I chose a MOH… now wishing they were all equal bridesmaids. Help!

posted 2 months ago in Bridesmaids
Post # 2
Member
128 posts
Blushing bee
  • Wedding: October 2017

I am doing three Ladies of Honor, no bridesmaids (they are all married and I think Matron sounds dumpy haha)

 

ETA: Could you elevate the other three, and have 4 Maids/Matrons/Ladies of Honor?

Post # 3
Member
1539 posts
Bumble bee

The only thing an MOH *has* to do is show up at the wedding in a dress you pick, so unless you’ve already had your wedding, there’s no way she hasn’t ‘done her job’. 

Post # 4
Member
1341 posts
Bumble bee
  • Wedding: May 2017

Make them all maid of honours?  It’s just a title, and I’d like to believe your nearest and dearest wouldn’t care, but maybe if they all can say they’re MOH it will chill things out.  I have two because I couldn’t pick between my two best friends, but it’s not like they’re doing anything different than if I called them bridesmaids.  They’re still just my friends.

Post # 5
Member
2300 posts
Buzzing bee

Definitely don’t demote your MOH. I had the same problem as you (am also super nonconfrontational and terrified of offending my friends). I chose not to designate a MOH even though I do consider one of my friends a bit “bester” than the others lol…it just wasn’t worth the drama for me. But it’s too late for you since you already asked one of your friends to be the MOH. At this point you just need to face the music and deal with potential fallout from the jealous best friend. 

Honestly, I don’t know how people throw weddings without offending SOMEONE. I recently found out my friend who isn’t a BM is “devastated” that I didn’t ask her (her mother told my mother who told me).

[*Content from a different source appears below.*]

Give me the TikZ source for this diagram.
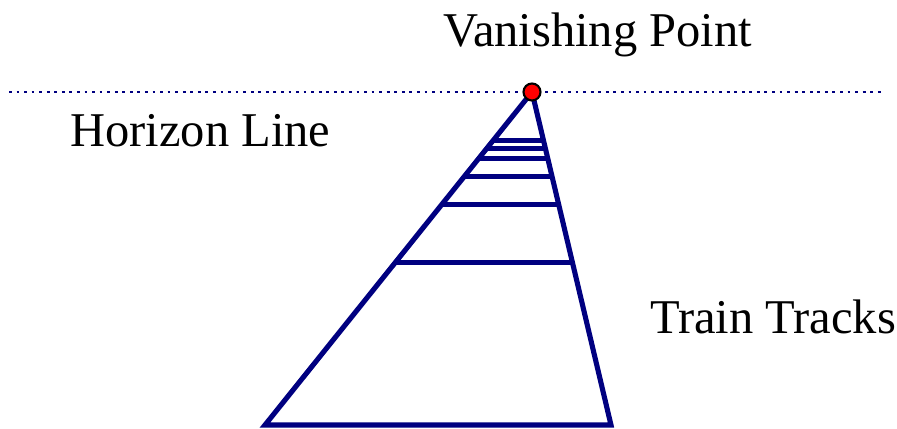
\documentclass[tikz,border=0pt]{standalone}
\usepackage{fontspec}
\setmainfont{Liberation Serif}
\usetikzlibrary{calc}
\definecolor{trackblue}{RGB}{0,0,128}

\begin{document}
\begin{tikzpicture}[x=0.02cm, y=-0.02cm,
    track/.style={draw=trackblue, line width=2.9pt},
    label/.style={anchor=base west, inner sep=0pt, font=\fontsize{27.6}{33}\selectfont}]
    \useasboundingbox (0,0) rectangle (897,429);

    \node[label] (vptext) at (443, 47) {Vanishing Point};
    \node[label] (hltext) at (70, 147) {Horizon Line};
    \node[label] (tttext) at (650, 334) {Train Tracks};

    \coordinate (hl) at (9, 92);
    \coordinate (hr) at (885, 92);
    \coordinate (vp) at (532, 92);
    \coordinate (bl) at (265, 425);
    \coordinate (br) at (611, 425);

    \draw[trackblue, line width=1.3pt, dash pattern=on 1.6pt off 2.7pt] (hl) -- (hr);

    \draw[track] (vp) -- (bl) -- (br) -- cycle;
    \foreach \t in {0.147, 0.171, 0.201, 0.255, 0.339, 0.511}
        \draw[track] ($(vp)!\t!(bl)$) -- ($(vp)!\t!(br)$);

    \node[circle, draw=black, fill=red, line width=1.2pt, minimum size=0.34cm, inner sep=0pt] (vpdot) at (vp) {};
\end{tikzpicture}
\end{document}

But if I had asked her, I would have had to ask another girl too (one of those things, these two girls are like a pair, I can’t ask one and not the other) and that would have brought me to seven bridesmaids which is just way more than I wanted to deal with, plus this particular girl just brings drama and negative energy to everything and I didnt’ want to deal with it, so it’s just a whole clusterfuck.

I was actually thinking to myself today that I partially wish I didn’t have ANY bridesmaids, but then I got a grip and reminded myself that I am having my closest friends stand up next to me on my day and that’s just the way it is. If someone is hurt I didn’t ask them, they will have to deal with it and get over it. You truly cannot please everyone when it comes to your wedding.

Anyway, I would tell the friend who is likely to be offended in person. Ask her to give a toast maybe?

Post # 6
Member
5583 posts
Bee Keeper
  • Wedding: July 2016

it sounds like the friend you asked to be MOH is pretty chill–i’d tell her the whole story.  She’ll probably laugh it off.

in the end though, you gotta do what works for you–not your mom, not your bridesmaid..

Post # 8
Member
46 posts
Newbee
  • Wedding: April 2018 - Family Ranch

I was struggling with this a lot too.. i wasnt going to have a MOH just all bridesmaids. I live in california & all the girls are on the east coast so choosing one was hard bc everything is cross country planning. MOH needs to witness your marriage license being signed (and plan anything extra she wants to bc they all plan/fund the bach party & bridal shower together)

Post # 9
Member
289 posts
Helper bee
  • Wedding: June 2017

I agree with you, I don’t like the idea of a MOH, it just seems like your telling the rest that they’re not important enough…idk how to explain, I just think it’s weird. 

Post # 10
Member
2289 posts
Buzzing bee
  • Wedding: April 2017

You know your crowd. If you think your MOH will be cool with it then explain it to her and make them all BMs.

Post # 11
Member
7941 posts
Bumble Beekeeper

marie505 :  So you think the answer to this problem is to potentially hurt your MOH who has done nothing to warrant this treatment so as not to upset a BM who would act like a jealous petulant child because she didn’t get picked? 

The answer is to not do it but to tell the petulant child to act like an adult.